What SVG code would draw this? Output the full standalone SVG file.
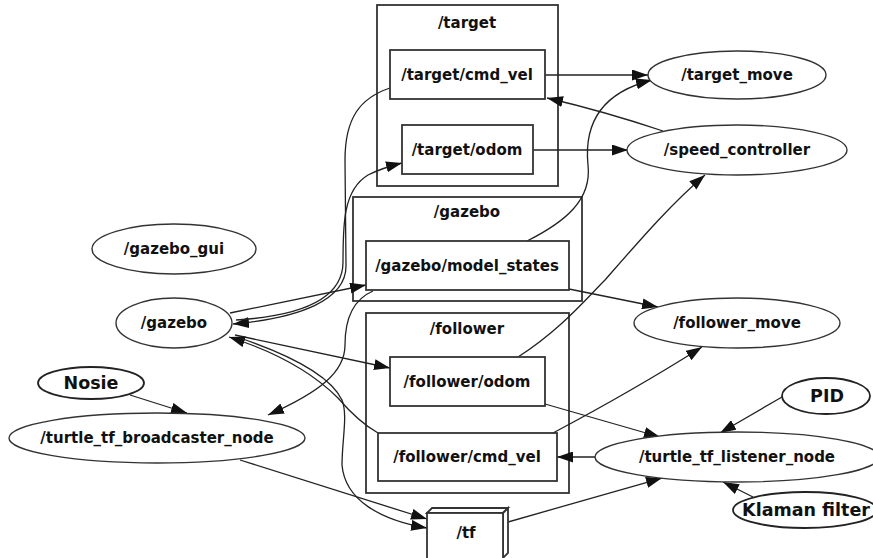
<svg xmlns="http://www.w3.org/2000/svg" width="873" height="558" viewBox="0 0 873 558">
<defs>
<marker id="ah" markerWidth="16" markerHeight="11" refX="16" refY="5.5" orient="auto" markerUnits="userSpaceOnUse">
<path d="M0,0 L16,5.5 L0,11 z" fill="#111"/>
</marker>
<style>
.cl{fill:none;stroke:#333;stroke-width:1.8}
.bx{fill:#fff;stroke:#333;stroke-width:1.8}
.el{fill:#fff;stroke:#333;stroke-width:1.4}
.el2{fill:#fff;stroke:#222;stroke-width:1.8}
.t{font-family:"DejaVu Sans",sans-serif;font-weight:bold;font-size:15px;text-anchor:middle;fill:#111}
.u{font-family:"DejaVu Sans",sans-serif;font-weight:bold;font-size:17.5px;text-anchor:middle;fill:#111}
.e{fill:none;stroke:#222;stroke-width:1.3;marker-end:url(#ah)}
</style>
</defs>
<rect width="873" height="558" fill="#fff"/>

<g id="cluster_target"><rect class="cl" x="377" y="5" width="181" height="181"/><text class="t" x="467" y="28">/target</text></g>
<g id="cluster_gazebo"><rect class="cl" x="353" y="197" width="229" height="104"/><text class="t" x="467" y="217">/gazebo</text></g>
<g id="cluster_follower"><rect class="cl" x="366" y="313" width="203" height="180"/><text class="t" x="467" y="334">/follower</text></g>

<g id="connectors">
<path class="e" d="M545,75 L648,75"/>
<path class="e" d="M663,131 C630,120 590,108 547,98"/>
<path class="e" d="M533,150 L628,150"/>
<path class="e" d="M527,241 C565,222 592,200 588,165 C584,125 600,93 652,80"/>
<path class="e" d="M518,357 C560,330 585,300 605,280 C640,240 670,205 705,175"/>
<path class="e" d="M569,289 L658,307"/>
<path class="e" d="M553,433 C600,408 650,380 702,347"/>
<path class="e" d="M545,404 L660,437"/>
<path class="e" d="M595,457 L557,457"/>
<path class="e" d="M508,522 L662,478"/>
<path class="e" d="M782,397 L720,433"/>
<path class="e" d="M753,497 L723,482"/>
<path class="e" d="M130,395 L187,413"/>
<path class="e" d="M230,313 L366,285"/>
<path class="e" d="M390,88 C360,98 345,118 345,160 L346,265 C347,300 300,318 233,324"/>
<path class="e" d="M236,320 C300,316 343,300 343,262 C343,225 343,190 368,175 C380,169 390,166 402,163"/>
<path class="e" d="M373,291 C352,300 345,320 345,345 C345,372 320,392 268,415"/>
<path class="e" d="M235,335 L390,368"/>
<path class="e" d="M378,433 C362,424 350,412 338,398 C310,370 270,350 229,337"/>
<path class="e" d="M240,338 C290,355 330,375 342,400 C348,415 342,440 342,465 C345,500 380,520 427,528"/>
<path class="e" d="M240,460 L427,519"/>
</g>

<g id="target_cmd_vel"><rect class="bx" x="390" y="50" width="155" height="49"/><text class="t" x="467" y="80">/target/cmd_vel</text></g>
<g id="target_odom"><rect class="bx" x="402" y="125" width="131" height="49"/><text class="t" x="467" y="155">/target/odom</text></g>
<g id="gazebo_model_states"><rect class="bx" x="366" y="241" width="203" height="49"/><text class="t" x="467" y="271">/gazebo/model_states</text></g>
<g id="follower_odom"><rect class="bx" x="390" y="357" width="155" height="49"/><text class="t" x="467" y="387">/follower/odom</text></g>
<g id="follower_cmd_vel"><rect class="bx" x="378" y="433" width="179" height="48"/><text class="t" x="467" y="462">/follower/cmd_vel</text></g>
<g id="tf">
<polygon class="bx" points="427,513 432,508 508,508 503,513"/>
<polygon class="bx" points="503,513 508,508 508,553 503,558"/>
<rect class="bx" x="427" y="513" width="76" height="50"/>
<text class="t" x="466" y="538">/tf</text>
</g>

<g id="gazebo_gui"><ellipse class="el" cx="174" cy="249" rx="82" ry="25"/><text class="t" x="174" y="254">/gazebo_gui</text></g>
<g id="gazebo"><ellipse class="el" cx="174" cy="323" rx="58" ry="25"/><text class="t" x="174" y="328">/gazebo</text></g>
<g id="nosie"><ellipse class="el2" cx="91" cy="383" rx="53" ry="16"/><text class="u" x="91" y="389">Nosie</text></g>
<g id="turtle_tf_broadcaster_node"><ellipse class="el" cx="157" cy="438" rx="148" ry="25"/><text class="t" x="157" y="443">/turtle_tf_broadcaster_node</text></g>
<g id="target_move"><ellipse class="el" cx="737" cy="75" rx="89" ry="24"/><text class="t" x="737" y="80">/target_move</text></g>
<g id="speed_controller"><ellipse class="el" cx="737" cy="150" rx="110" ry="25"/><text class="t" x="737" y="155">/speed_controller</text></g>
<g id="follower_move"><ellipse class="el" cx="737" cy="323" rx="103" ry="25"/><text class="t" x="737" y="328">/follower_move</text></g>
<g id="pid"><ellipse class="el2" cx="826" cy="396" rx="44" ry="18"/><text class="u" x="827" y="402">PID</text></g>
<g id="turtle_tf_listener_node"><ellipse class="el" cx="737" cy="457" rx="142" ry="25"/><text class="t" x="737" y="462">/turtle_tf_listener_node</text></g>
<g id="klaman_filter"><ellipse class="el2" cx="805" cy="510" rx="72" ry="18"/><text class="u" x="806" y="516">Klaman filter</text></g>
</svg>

Work to be completed:
From the listing, extract all text exactly as given and drop any picture.

Solution for this problem:
What SVG code would draw this? Output the full standalone SVG file.
<svg xmlns="http://www.w3.org/2000/svg" width="873" height="558" viewBox="0 0 873 558">
<defs>
<marker id="ah" markerWidth="16" markerHeight="11" refX="16" refY="5.5" orient="auto" markerUnits="userSpaceOnUse">
<path d="M0,0 L16,5.5 L0,11 z" fill="#111"/>
</marker>
<style>
.cl{fill:none;stroke:#333;stroke-width:1.8}
.bx{fill:#fff;stroke:#333;stroke-width:1.8}
.el{fill:#fff;stroke:#333;stroke-width:1.4}
.el2{fill:#fff;stroke:#222;stroke-width:1.8}
.t{font-family:"DejaVu Sans",sans-serif;font-weight:bold;font-size:15px;text-anchor:middle;fill:#111}
.u{font-family:"DejaVu Sans",sans-serif;font-weight:bold;font-size:17.5px;text-anchor:middle;fill:#111}
.e{fill:none;stroke:#222;stroke-width:1.3;marker-end:url(#ah)}
</style>
</defs>
<rect width="873" height="558" fill="#fff"/>

<g id="cluster_target"><rect class="cl" x="377" y="5" width="181" height="181"/><text class="t" x="467" y="28">/target</text></g>
<g id="cluster_gazebo"><rect class="cl" x="353" y="197" width="229" height="104"/><text class="t" x="467" y="217">/gazebo</text></g>
<g id="cluster_follower"><rect class="cl" x="366" y="313" width="203" height="180"/><text class="t" x="467" y="334">/follower</text></g>

<g id="connectors">
<path class="e" d="M545,75 L648,75"/>
<path class="e" d="M663,131 C630,120 590,108 547,98"/>
<path class="e" d="M533,150 L628,150"/>
<path class="e" d="M527,241 C565,222 592,200 588,165 C584,125 600,93 652,80"/>
<path class="e" d="M518,357 C560,330 585,300 605,280 C640,240 670,205 705,175"/>
<path class="e" d="M569,289 L658,307"/>
<path class="e" d="M553,433 C600,408 650,380 702,347"/>
<path class="e" d="M545,404 L660,437"/>
<path class="e" d="M595,457 L557,457"/>
<path class="e" d="M508,522 L662,478"/>
<path class="e" d="M782,397 L720,433"/>
<path class="e" d="M753,497 L723,482"/>
<path class="e" d="M130,395 L187,413"/>
<path class="e" d="M230,313 L366,285"/>
<path class="e" d="M390,88 C360,98 345,118 345,160 L346,265 C347,300 300,318 233,324"/>
<path class="e" d="M236,320 C300,316 343,300 343,262 C343,225 343,190 368,175 C380,169 390,166 402,163"/>
<path class="e" d="M373,291 C352,300 345,320 345,345 C345,372 320,392 268,415"/>
<path class="e" d="M235,335 L390,368"/>
<path class="e" d="M378,433 C362,424 350,412 338,398 C310,370 270,350 229,337"/>
<path class="e" d="M240,338 C290,355 330,375 342,400 C348,415 342,440 342,465 C345,500 380,520 427,528"/>
<path class="e" d="M240,460 L427,519"/>
</g>

<g id="target_cmd_vel"><rect class="bx" x="390" y="50" width="155" height="49"/><text class="t" x="467" y="80">/target/cmd_vel</text></g>
<g id="target_odom"><rect class="bx" x="402" y="125" width="131" height="49"/><text class="t" x="467" y="155">/target/odom</text></g>
<g id="gazebo_model_states"><rect class="bx" x="366" y="241" width="203" height="49"/><text class="t" x="467" y="271">/gazebo/model_states</text></g>
<g id="follower_odom"><rect class="bx" x="390" y="357" width="155" height="49"/><text class="t" x="467" y="387">/follower/odom</text></g>
<g id="follower_cmd_vel"><rect class="bx" x="378" y="433" width="179" height="48"/><text class="t" x="467" y="462">/follower/cmd_vel</text></g>
<g id="tf">
<polygon class="bx" points="427,513 432,508 508,508 503,513"/>
<polygon class="bx" points="503,513 508,508 508,553 503,558"/>
<rect class="bx" x="427" y="513" width="76" height="50"/>
<text class="t" x="466" y="538">/tf</text>
</g>

<g id="gazebo_gui"><ellipse class="el" cx="174" cy="249" rx="82" ry="25"/><text class="t" x="174" y="254">/gazebo_gui</text></g>
<g id="gazebo"><ellipse class="el" cx="174" cy="323" rx="58" ry="25"/><text class="t" x="174" y="328">/gazebo</text></g>
<g id="nosie"><ellipse class="el2" cx="91" cy="383" rx="53" ry="16"/><text class="u" x="91" y="389">Nosie</text></g>
<g id="turtle_tf_broadcaster_node"><ellipse class="el" cx="157" cy="438" rx="148" ry="25"/><text class="t" x="157" y="443">/turtle_tf_broadcaster_node</text></g>
<g id="target_move"><ellipse class="el" cx="737" cy="75" rx="89" ry="24"/><text class="t" x="737" y="80">/target_move</text></g>
<g id="speed_controller"><ellipse class="el" cx="737" cy="150" rx="110" ry="25"/><text class="t" x="737" y="155">/speed_controller</text></g>
<g id="follower_move"><ellipse class="el" cx="737" cy="323" rx="103" ry="25"/><text class="t" x="737" y="328">/follower_move</text></g>
<g id="pid"><ellipse class="el2" cx="826" cy="396" rx="44" ry="18"/><text class="u" x="827" y="402">PID</text></g>
<g id="turtle_tf_listener_node"><ellipse class="el" cx="737" cy="457" rx="142" ry="25"/><text class="t" x="737" y="462">/turtle_tf_listener_node</text></g>
<g id="klaman_filter"><ellipse class="el2" cx="805" cy="510" rx="72" ry="18"/><text class="u" x="806" y="516">Klaman filter</text></g>
</svg>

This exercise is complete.